Po drugie doba ma 24 godziny
Czas pracy nauczyciela i mój „ukochany” zapis o innych zadaniach statutowych szkoły to niekończąca się opowieść. Ponieważ nie siedzimy kołkiem w szkole przez 40 godzin w tygodniu, wszystkim się wydaje, że można nam w nieskończoność dorzucać obowiązków. Jak się przed tym ustrzec? Przede wszystkim zrobić sobie założenie, że na pracę/ sprawy zawodowe poświęcamy 8 godzin dziennie. Tu potrzebna nam jest konsekwencja i pilnowanie siebie, żeby nie szukać usprawiedliwień dla wydłużania tego czasu. Mam 8 lekcji? Nie siadam tego dnia do sprawdzania, nie odpisuję na maile i nie odbieram telefonu od mamy Zdzicha. Planuję swoją pracę tak, by nie przekraczać magicznych 40 godzin, bo przecież nikt mi nie zapłaci za nadgodziny ani nie da dnia wolnego. W pilnowaniu czasu pracy może ci pomóc aplikacja na telefon, która nie tylko zliczy twoje aktywności, ale jeszcze przygotuje raporty, które są argumentem w rozmowach z pracodawcą (przerabiałam). Polecam bardzo intuicyjną apkę Time Recording
Po trzecie nie daj się zajechać
Planowanie pracy to ważna umiejętność. Zachęcam cię do tworzenia planów, określania priorytetów i szacowania czasu potrzebnego na wykonanie danej czynności. Jeśli danego dnia mam 6 lekcji i muszę jeszcze przygotować sprawdzian i odpisać na maile rodziców, odmówię dyrektorowi zrobienia tabelki „na wczoraj”. Jeśli będzie chciał mi dodać jakieś zadanie, np. opiekę nad projektem, zapytam, który z dotychczasowych obowiązków ze mnie zdejmuje. Kalendarz w połączeniu z aplikacją mierzącą czas pracy nie tylko pomoże ci nie brać na siebie zbyt wielu obowiązków, ale także pozwoli ci zobaczyć, ile pracy wykonywałeś dotychczas w czynie społecznym.

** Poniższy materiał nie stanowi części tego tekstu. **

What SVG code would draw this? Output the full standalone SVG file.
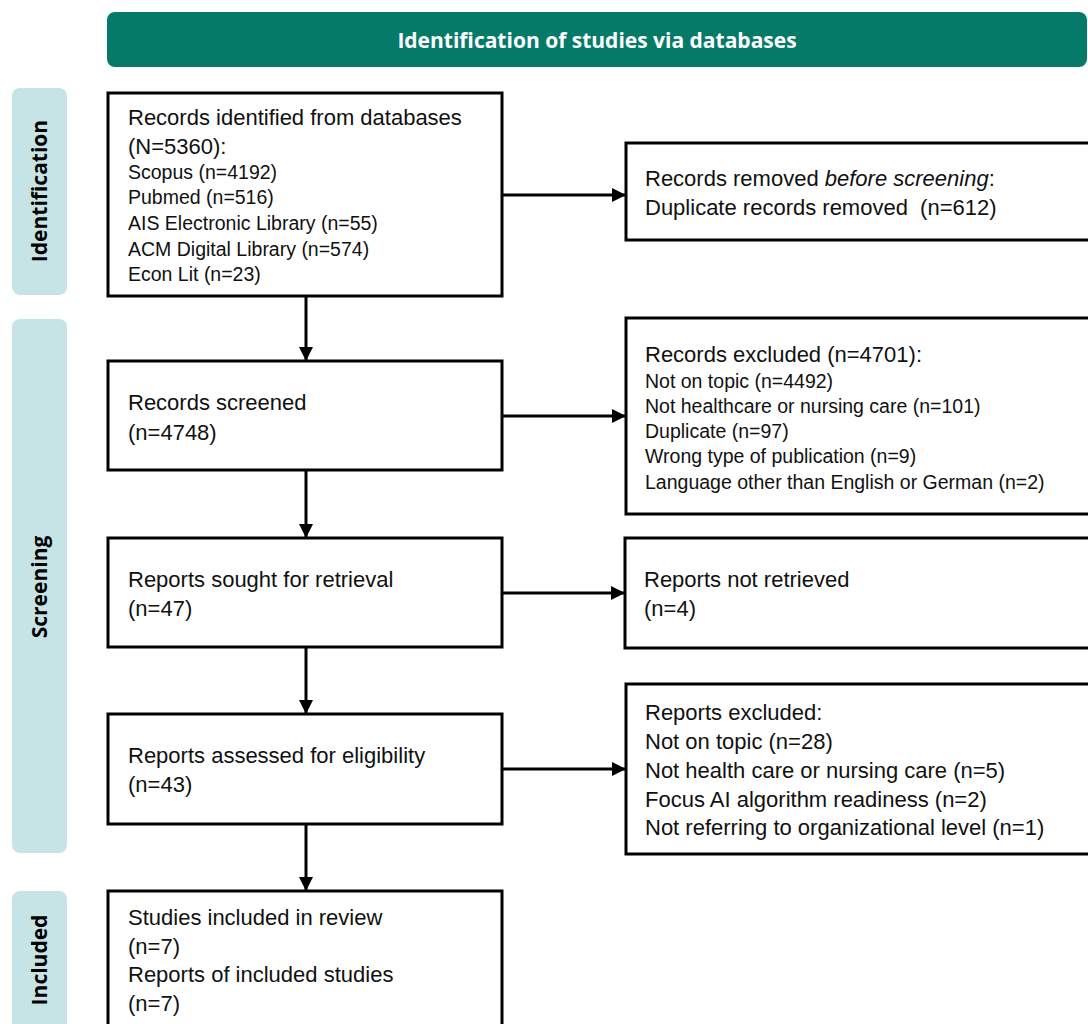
<svg xmlns="http://www.w3.org/2000/svg" width="1088" height="1024" viewBox="0 0 1088 1024">
<style>
.box{fill:#fff;stroke:#000;stroke-width:3}
.lane{fill:#c6e4e6}
.lanet{font-family:"Open Sans","Liberation Sans",sans-serif;font-weight:bold;font-size:21px;fill:#000;text-anchor:middle}
.t{font-family:"Liberation Sans",Arial,sans-serif;font-size:22px;fill:#111}
.s{font-family:"Liberation Sans",Arial,sans-serif;font-size:19.5px;fill:#111}
.con{stroke:#000;stroke-width:3;fill:none;marker-end:url(#ah)}
</style>
<defs>
<marker id="ah" viewBox="0 0 10 10" refX="10" refY="5" markerUnits="userSpaceOnUse" markerWidth="14" markerHeight="14" orient="auto">
<path d="M0,0 L10,5 L0,10 Z" fill="#000"/>
</marker>
</defs>
<rect width="1088" height="1024" fill="#fff"/>
<g id="header">
<rect x="107" y="12" width="980" height="55" rx="8" fill="#057a69"/>
<text x="597" y="48" font-family="'Open Sans','Liberation Sans',sans-serif" font-weight="bold" font-size="21" fill="#fff" text-anchor="middle">Identification of studies via databases</text>
</g>
<g id="lane-identification">
<rect class="lane" x="12" y="88" width="55" height="207" rx="8"/>
<text class="lanet" transform="translate(47,191) rotate(-90)">Identification</text>
</g>
<g id="lane-screening">
<rect class="lane" x="12" y="319" width="55" height="534" rx="8"/>
<text class="lanet" transform="translate(47,587) rotate(-90)">Screening</text>
</g>
<g id="lane-included">
<rect class="lane" x="12" y="891" width="55" height="150" rx="8"/>
<text class="lanet" transform="translate(47,960) rotate(-90)">Included</text>
</g>
<g id="connectors">
<path class="con" d="M306,296 V361"/>
<path class="con" d="M306,470 V538"/>
<path class="con" d="M306,647 V714"/>
<path class="con" d="M306,824 V891"/>
<path class="con" d="M502,195 H626"/>
<path class="con" d="M502,416 H626"/>
<path class="con" d="M502,593 H625"/>
<path class="con" d="M502,769 H626"/>
</g>
<g id="records-identified">
<rect class="box" x="108" y="93" width="394" height="203"/>
<text class="t" x="128" y="125">Records identified from databases</text>
<text class="t" x="128" y="154">(N=5360):</text>
<text class="s" x="128" y="179">Scopus (n=4192)</text>
<text class="s" x="128" y="204">Pubmed (n=516)</text>
<text class="s" x="128" y="230">AIS Electronic Library (n=55)</text>
<text class="s" x="128" y="256">ACM Digital Library (n=574)</text>
<text class="s" x="128" y="281">Econ Lit (n=23)</text>
</g>
<g id="records-removed">
<rect class="box" x="626" y="143" width="470" height="97"/>
<text class="t" x="645" y="186">Records removed <tspan font-style="italic">before screening</tspan>:</text>
<text class="t" x="645" y="215" xml:space="preserve">Duplicate records removed  (n=612)</text>
</g>
<g id="records-screened">
<rect class="box" x="108" y="361" width="394" height="109"/>
<text class="t" x="128" y="410">Records screened</text>
<text class="t" x="128" y="440">(n=4748)</text>
</g>
<g id="records-excluded">
<rect class="box" x="626" y="318" width="470" height="196"/>
<text class="t" x="645" y="362">Records excluded (n=4701):</text>
<text class="s" x="645" y="388">Not on topic (n=4492)</text>
<text class="s" x="645" y="413">Not healthcare or nursing care (n=101)</text>
<text class="s" x="645" y="438">Duplicate (n=97)</text>
<text class="s" x="645" y="463">Wrong type of publication (n=9)</text>
<text class="s" x="645" y="489">Language other than English or German (n=2)</text>
</g>
<g id="reports-sought">
<rect class="box" x="108" y="538" width="394" height="109"/>
<text class="t" x="128" y="587">Reports sought for retrieval</text>
<text class="t" x="128" y="616">(n=47)</text>
</g>
<g id="reports-not-retrieved">
<rect class="box" x="625" y="538" width="471" height="110"/>
<text class="t" x="644" y="587">Reports not retrieved</text>
<text class="t" x="644" y="616">(n=4)</text>
</g>
<g id="reports-assessed">
<rect class="box" x="108" y="714" width="394" height="110"/>
<text class="t" x="128" y="763">Reports assessed for eligibility</text>
<text class="t" x="128" y="792">(n=43)</text>
</g>
<g id="reports-excluded">
<rect class="box" x="626" y="684" width="470" height="170"/>
<text class="t" x="645" y="720">Reports excluded:</text>
<text class="t" x="645" y="749">Not on topic (n=28)</text>
<text class="t" x="645" y="778">Not health care or nursing care (n=5)</text>
<text class="t" x="645" y="807">Focus AI algorithm readiness (n=2)</text>
<text class="t" x="645" y="835">Not referring to organizational level (n=1)</text>
</g>
<g id="studies-included">
<rect class="box" x="108" y="891" width="394" height="150"/>
<text class="t" x="128" y="925">Studies included in review</text>
<text class="t" x="128" y="954">(n=7)</text>
<text class="t" x="128" y="982">Reports of included studies</text>
<text class="t" x="128" y="1011">(n=7)</text>
</g>
</svg>
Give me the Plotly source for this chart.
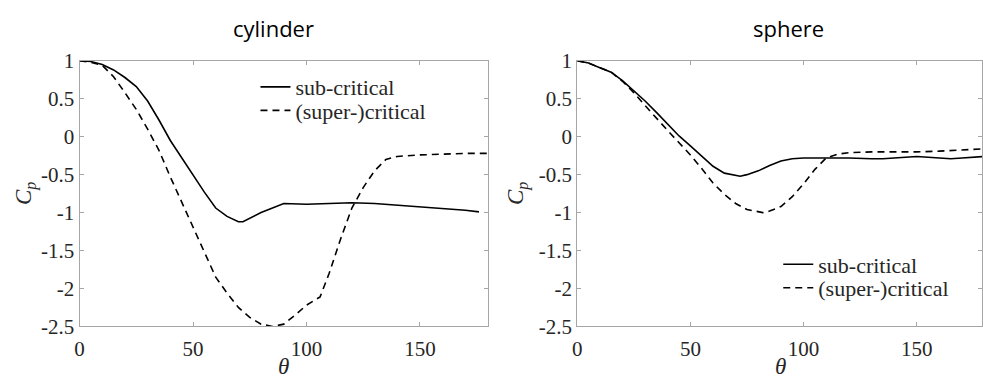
import plotly.graph_objects as go

# ---------------- data ----------------
cyl_sub_theta = [0, 5, 10, 15, 20, 25, 30, 35, 40, 45, 50, 55, 60, 65, 70, 72, 80, 90,
                 100, 110, 120, 130, 140, 150, 160, 170, 176]
cyl_sub_cp = [1.0, 0.99, 0.95, 0.88, 0.78, 0.66, 0.47, 0.22, -0.05, -0.28, -0.50, -0.73,
              -0.94, -1.05, -1.12, -1.12, -1.00, -0.88, -0.89, -0.88, -0.87, -0.88,
              -0.90, -0.92, -0.95, -0.97, -0.99]

cyl_sup_theta = [0, 5, 10, 15, 20, 25, 30, 35, 40, 45, 50, 55, 60, 65, 70, 75, 80, 85,
                 90, 95, 100, 106, 110, 115, 120, 125, 130, 135, 140, 150, 160, 170, 180]
cyl_sup_cp = [1.0, 0.98, 0.94, 0.79, 0.58, 0.36, 0.10, -0.18, -0.53, -0.86, -1.20, -1.52,
              -1.85, -2.06, -2.25, -2.38, -2.47, -2.50, -2.47, -2.35, -2.22, -2.11,
              -1.80, -1.35, -0.94, -0.67, -0.45, -0.30, -0.26, -0.24, -0.23, -0.22, -0.22]

sph_sub_theta = [0, 5, 10, 15, 20, 25, 30, 35, 40, 45, 50, 55, 60, 65, 70, 72, 75, 80, 85,
                 90, 95, 100, 110, 120, 130, 135, 140, 150, 160, 165, 170, 180]
sph_sub_cp = [1.0, 0.97, 0.91, 0.85, 0.74, 0.61, 0.47, 0.32, 0.16, 0.01, -0.12, -0.25,
              -0.39, -0.48, -0.51, -0.52, -0.50, -0.45, -0.38, -0.32, -0.29, -0.28,
              -0.28, -0.28, -0.29, -0.29, -0.28, -0.26, -0.28, -0.29, -0.28, -0.26]

sph_sup_theta = [0, 5, 10, 15, 20, 25, 30, 35, 40, 45, 50, 55, 60, 65, 70, 75, 80, 82,
                 85, 90, 95, 100, 105, 110, 115, 120, 130, 140, 150, 160, 170, 180]
sph_sup_cp = [1.0, 0.97, 0.91, 0.85, 0.73, 0.58, 0.41, 0.24, 0.08, -0.08, -0.24, -0.42,
              -0.61, -0.76, -0.88, -0.96, -0.99, -1.0, -0.98, -0.92, -0.79, -0.62,
              -0.43, -0.28, -0.23, -0.21, -0.20, -0.20, -0.20, -0.19, -0.18, -0.16]

series_names = ["sub-critical", "(super-)critical"]
panel_titles = ["cylinder", "sphere"]
x_tickvals = [0, 50, 100, 150]
x_ticktext = ["0", "50", "100", "150"]
y_tickvals = [1, 0.5, 0, -0.5, -1, -1.5, -2, -2.5]
y_ticktext = ["1", "0.5", "0", "-0.5", "-1", "-1.5", "-2", "-2.5"]

# ---------------- figure ----------------
W, H = 983, 391
SERIF = "Liberation Serif"
TXT = "#262626"

fig = go.Figure()

line_solid = dict(color="black", width=1.6)
line_dash = dict(color="black", width=1.6, dash="7px,5px")

fig.add_trace(go.Scatter(x=cyl_sub_theta, y=cyl_sub_cp, mode="lines", line=line_solid,
                         name=series_names[0], xaxis="x", yaxis="y", legend="legend",
                         showlegend=True))
fig.add_trace(go.Scatter(x=cyl_sup_theta, y=cyl_sup_cp, mode="lines", line=line_dash,
                         name=series_names[1], xaxis="x", yaxis="y", legend="legend2",
                         showlegend=True))
fig.add_trace(go.Scatter(x=sph_sub_theta, y=sph_sub_cp, mode="lines", line=line_solid,
                         name=series_names[0], xaxis="x2", yaxis="y2", legend="legend3",
                         showlegend=True))
fig.add_trace(go.Scatter(x=sph_sup_theta, y=sph_sup_cp, mode="lines", line=line_dash,
                         name=series_names[1], xaxis="x2", yaxis="y2", legend="legend4",
                         showlegend=True))

def px_x(p):
    return p / W

def px_y(p):
    return 1 - p / H

axis_common = dict(showline=True, linecolor="#a6a6a6", linewidth=1, mirror="ticks",
                   ticks="inside", ticklen=4, tickcolor="#a6a6a6", showgrid=False,
                   zeroline=False, tickfont=dict(family=SERIF, size=21, color=TXT))

ydom = [px_y(335), px_y(52)]

def leg(xp, yp):
    return dict(x=px_x(xp), y=px_y(yp), xanchor="left", yanchor="middle",
                bgcolor="rgba(0,0,0,0)", font=dict(family=SERIF, size=22, color=TXT),
                itemwidth=30, borderwidth=0)

fig.update_layout(
    width=W, height=H,
    showlegend=True,
    font=dict(family=SERIF, size=21, color=TXT),
    margin=dict(l=0, r=0, t=0, b=0),
    paper_bgcolor="white", plot_bgcolor="white",
    xaxis=dict(domain=[px_x(75), px_x(486)], range=[0, 180], anchor="y",
               tickvals=x_tickvals, ticktext=x_ticktext, ticklabelstandoff=3,
               **axis_common),
    yaxis=dict(domain=ydom, range=[-2.5, 1], anchor="x",
               tickvals=y_tickvals, ticktext=y_ticktext, **axis_common),
    xaxis2=dict(domain=[px_x(575.7), 1.0], range=[0, (983 - 575.7) / 2.278], anchor="y2",
                tickvals=x_tickvals, ticktext=x_ticktext, ticklabelstandoff=3,
                **axis_common),
    yaxis2=dict(domain=ydom, range=[-2.5, 1], anchor="x2",
                tickvals=y_tickvals, ticktext=y_ticktext, **axis_common),
    legend=leg(252, 80),
    legend2=leg(252, 105),
    legend3=leg(778, 269),
    legend4=leg(778, 294),
)

annots = [
    dict(text=panel_titles[0], x=px_x(270), y=px_y(17)),
    dict(text=panel_titles[1], x=px_x(788), y=px_y(17)),
]
for a in annots:
    fig.add_annotation(xref="paper", yref="paper", xanchor="center", yanchor="middle",
                       showarrow=False, font=dict(family="Open Sans", size=22, color="black"),
                       **a)

for xc in (280, 780):
    fig.add_annotation(xref="paper", yref="paper", x=px_x(xc), y=px_y(378),
                       xanchor="center", yanchor="middle", showarrow=False,
                       text="<i>θ</i>", font=dict(family=SERIF, size=23, color=TXT))
for xc in (20, 515):
    fig.add_annotation(xref="paper", yref="paper", x=px_x(xc), y=px_y(193),
                       xanchor="center", yanchor="middle", showarrow=False, textangle=-90,
                       text="<i>C</i><sub><i>p</i></sub>",
                       font=dict(family=SERIF, size=23, color=TXT))

fig.write_html("out.html")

Przyzwyczailiśmy wszystkich – dyrektorów, kolegów, rodziców, że po lekcjach mogą dowolnie dysponować naszym czasem i dorzucać nam kolejne obowiązki w ramach 40 godzinnego czasu pracy. Efektem jest zmęczenie, wypalenie i zniechęcenie, które coraz bardziej daje się nam we znaki. Zwłaszcza w obecnej sytuacji, gdy na szkoły zrzuca się mnóstwo nowych zadań, potrzebna nam jest asertywność, dbanie o swoje prawa i czas na odpoczynek.
Najważniejszy priorytet
Dbanie o siebie, pilnowanie czasu pracy i liczby zadań budzi w nauczycielach wiele emocji. No bo jak to nie odebrać telefonu od mamy Jasia w piątek wieczorem? To na pewno coś ważnego. Jak odmówić dyrektorowi przygotowania kolejnej prezentacji? Jak powiedzieć uczniom, że nie będziemy przyjmować prac po terminie, bo mamy ściśle określony czas na ich sprawdzenie? Jesteśmy pełni obaw i… wyrzutów sumienia. Musimy jednak pamiętać, że priorytetem jesteśmy my sami, nasze zdrowie, psychika, samopoczucie. Jeśli pracodawca powierza ci 29 godzin zajęć, musi się liczyć z tym, że nie starczy ci czasu na kolejny konkurs czy projekt, że nie będziesz mieć czasu na korespondowanie z rodzicami lub kolejne szkolenie.